C’est un véritable équilibre entre technologie et intuition. Les outils nous permettent de gagner en efficacité pour identifier les pépites le plus tôt possible, mais ils ne remplaceront pas la richesse du contact humain.

Quelles sont les prochaines étapes pour Sharpstone Capital ?

Germain : Nous souhaitons continuer à accompagner les meilleurs projets et renforcer notre position comme référence dans le financement de l’innovation, que ce soit via le conseil ou l’investissement.

Chaque année, nous élargissons le profil des startups que nous accompagnons, et nous voulons poursuivre cette dynamique. Nous savons que certains considèrent la période actuelle comme difficile pour lever des fonds, mais de notre côté, nous restons très optimistes. Les meilleurs projets trouvent toujours des financements.

Aujourd’hui, une opportunité se présente : la concurrence est moins forte sur les sujets pointus. Les meilleures startups peuvent donc accélérer encore davantage, car elles font face à moins de copycats sur leur marché. Nous serons présents pour les accompagner à chaque étape.
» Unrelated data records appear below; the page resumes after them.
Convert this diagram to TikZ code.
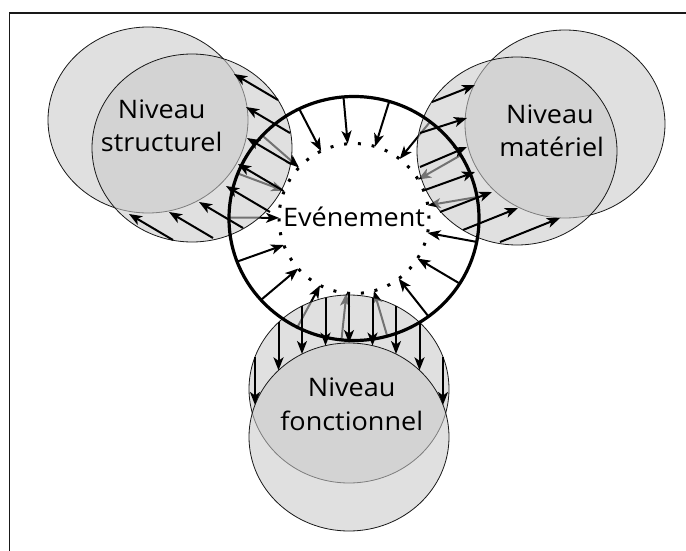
\documentclass[tikz,border=0pt]{standalone}
\usepackage{fontspec}
\newfontfamily\lvlfont[FakeStretch=1.06]{Open Sans}
\usetikzlibrary{arrows.meta,calc}
\definecolor{levfill}{gray}{0.79}
\begin{document}
\begin{tikzpicture}[x=1pt,y=-1pt,
  arr/.style={line width=2pt, -{Stealth[length=13pt,width=10pt,inset=3.5pt]}},
  lev/.style={fill=levfill, fill opacity=0.57, draw=black!90, line width=0.8pt},
  lbl/.style={font=\lvlfont\fontsize{25.5}{35}\selectfont, inner sep=0pt, anchor=base},
]
\useasboundingbox (0,0) rectangle (686,551);
% frame
\draw[line width=1.8pt, black!90] (686,13) -- (9.5,13) -- (9.5,551);
\coordinate (O) at (354,218.5);
% ring arrows (inward)
\foreach \k in {0,...,16}{
  \pgfmathsetmacro\ang{-116+\k*360/17}
  \draw[arr] ($(O)+(\ang:125 and 122)$) -- ($(O)+(\ang:75)$);
}
% levels
\path[lev] (148,120) ellipse [x radius=100pt, y radius=93pt];
\path[lev] (192,148) ellipse [x radius=100pt, y radius=94pt];
\path[lev] (565,124) ellipse [x radius=100pt, y radius=94pt];
\path[lev] (517,151) ellipse [x radius=100pt, y radius=94pt];
\path[lev] (349,389) ellipse [x radius=100pt, y radius=94pt];
\path[lev] (349,437) ellipse [x radius=100pt, y radius=94pt];
% event
\draw[line width=3.2pt] (O) ellipse [x radius=125pt, y radius=122pt];
\draw[line width=3pt, dash pattern=on 3pt off 10.86pt] (O) circle [radius=75pt];
% structurel outward arrows
\foreach \tx/\ty in {278/100, 290/133, 291/164, 282/190, 270/212, 243/228, 213/238, 173/240}{
  \draw[arr] (\tx,\ty) -- ++(-44,-26);
}
% materiel outward arrows
\draw[arr] (432,102) -- (475,85);
\draw[arr] (420,133) -- (467,118);
\draw[arr] (420,167) -- (467,147);
\draw[arr] (425,190) -- (475,172);
\draw[arr] (440,212) -- (492,192);
\draw[arr] (463,230) -- (518,208);
\draw[arr] (500,242) -- (560,218);
% fonctionnel outward arrows
\foreach \k in {-4,...,4}{
  \pgfmathsetmacro\fx{349+\k*23.5}
  \pgfmathsetmacro\fy{389-94*sqrt(1-((\fx-349)/100)^2)}
  \draw[arr] (\fx,\fy) -- ++(0,48);
}
% labels
\node[lbl] (ev) at (354,226.7) {Evénement};
\node[lbl] (s1) at (161.7,118.3) {Niveau};
\node[lbl] (s2) at (161.7,151.7) {structurel};
\node[lbl] (m1) at (550,123) {Niveau};
\node[lbl] (m2) at (551.7,156.7) {matériel};
\node[lbl] (f1) at (351.7,396) {Niveau};
\node[lbl] (f2) at (351.7,430.7) {fonctionnel};
\end{tikzpicture}
\end{document}
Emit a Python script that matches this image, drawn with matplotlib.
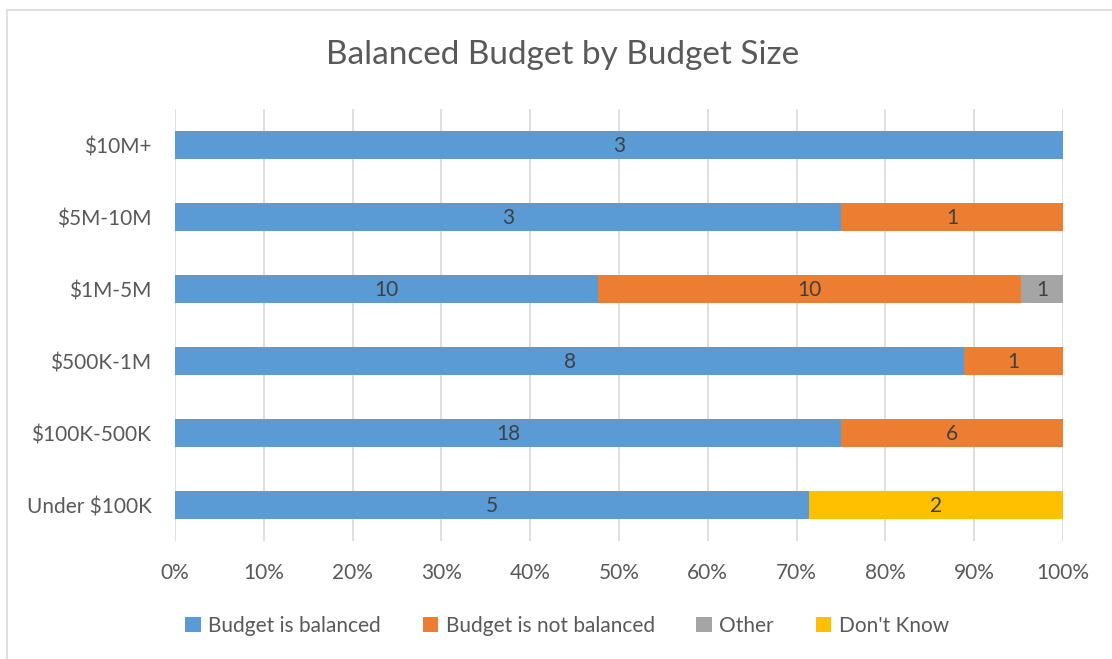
import matplotlib
matplotlib.use("Agg")
import matplotlib.pyplot as plt
from matplotlib.patches import Rectangle
from matplotlib.ticker import PercentFormatter
import numpy as np

plt.rcParams["font.family"] = ["Lato", "DejaVu Sans"]

categories = ["Under $100K", "$100K-500K", "$500K-1M", "$1M-5M", "$5M-10M", "$10M+"]
series_names = ["Budget is balanced", "Budget is not balanced", "Other", "Don't Know"]
balanced = [5, 18, 8, 10, 3, 3]
not_balanced = [0, 6, 1, 10, 1, 0]
other = [0, 0, 0, 1, 0, 0]
dont_know = [2, 0, 0, 0, 0, 0]
colors = ["#5B9BD5", "#ED7D31", "#A5A5A5", "#FFC000"]
x_ticks = [0, 10, 20, 30, 40, 50, 60, 70, 80, 90, 100]

text_color = "#595959"
fs = 15
counts = np.array([balanced, not_balanced, other, dont_know], dtype=float)
totals = counts.sum(axis=0)
shares = counts / totals * 100

fig = plt.figure(figsize=(11.12, 6.59), dpi=100)
ax = fig.add_axes([175 / 1112, 1 - 541 / 659, (1063 - 175) / 1112, (541 - 109) / 659])

# chart frame
fig.patches.append(Rectangle((7 / 1112, -0.1), 1.2, 1 - 10 / 659 + 0.1,
                             transform=fig.transFigure, fill=False,
                             edgecolor="#D9D9D9", linewidth=1.2))

y = np.arange(len(categories))
left = np.zeros(len(categories))
for i, name in enumerate(series_names):
    ax.barh(y, shares[i], left=left, height=0.4, color=colors[i],
            label=name, zorder=3)
    for j, val in enumerate(counts[i]):
        if val > 0:
            ax.text(left[j] + shares[i][j] / 2, y[j] - 0.02, f"{int(val)}",
                    ha="center", va="center", fontsize=fs, color="#404040",
                    zorder=4)
    left += shares[i]

ax.set_xlim(0, 100)
ax.set_ylim(-0.5, len(categories) - 0.5)
ax.set_xticks(x_ticks)
ax.xaxis.set_major_formatter(PercentFormatter(decimals=0))
ax.set_yticks(y)
ax.set_yticklabels(categories)
ax.tick_params(axis="both", length=0, labelsize=fs, colors=text_color)
ax.tick_params(axis="x", pad=16)
ax.tick_params(axis="y", pad=17)
ax.grid(axis="x", color="#D9D9D9", linewidth=1.2, zorder=0)
for s in ax.spines.values():
    s.set_visible(False)

fig.text(563 / 1112, 1 - 55 / 659, "Balanced Budget by Budget Size",
         ha="center", va="center", fontsize=24, color=text_color)

fig.legend(loc="center", bbox_to_anchor=(567 / 1112, 1 - 626 / 659), ncol=4,
           frameon=False, fontsize=fs, labelcolor=text_color,
           handlelength=0.75, handleheight=0.75, handletextpad=0.35,
           columnspacing=2.0)

fig.savefig("out.png", dpi=100, facecolor="white")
Sharpstone Capital incarne une autre manière de faire du venture capital. Loin de la course aux dossiers et des logiques purement financières, le fonds s’attache à créer des relations solides et durables avec les fondateurs qu’ils accompagnent. Grâce à la complémentarité entre le conseil et l’investissement, Sharpstone parvient à détecter des projets à fort potentiel dès leurs premiers pas et à maximiser leurs chances de succès en leur apportant des ressources non dilutives stratégiques.
Dans un contexte où les investisseurs sont plus sélectifs et où le financement se fait parfois plus rare, Sharpstone Capital rappelle une chose essentielle : les meilleurs projets trouvent toujours des partenaires engagés, capables de les suivre au-delà du simple ticket d’amorçage. C’est cette vision humaine, pragmatique et audacieuse qui continue de faire la différence.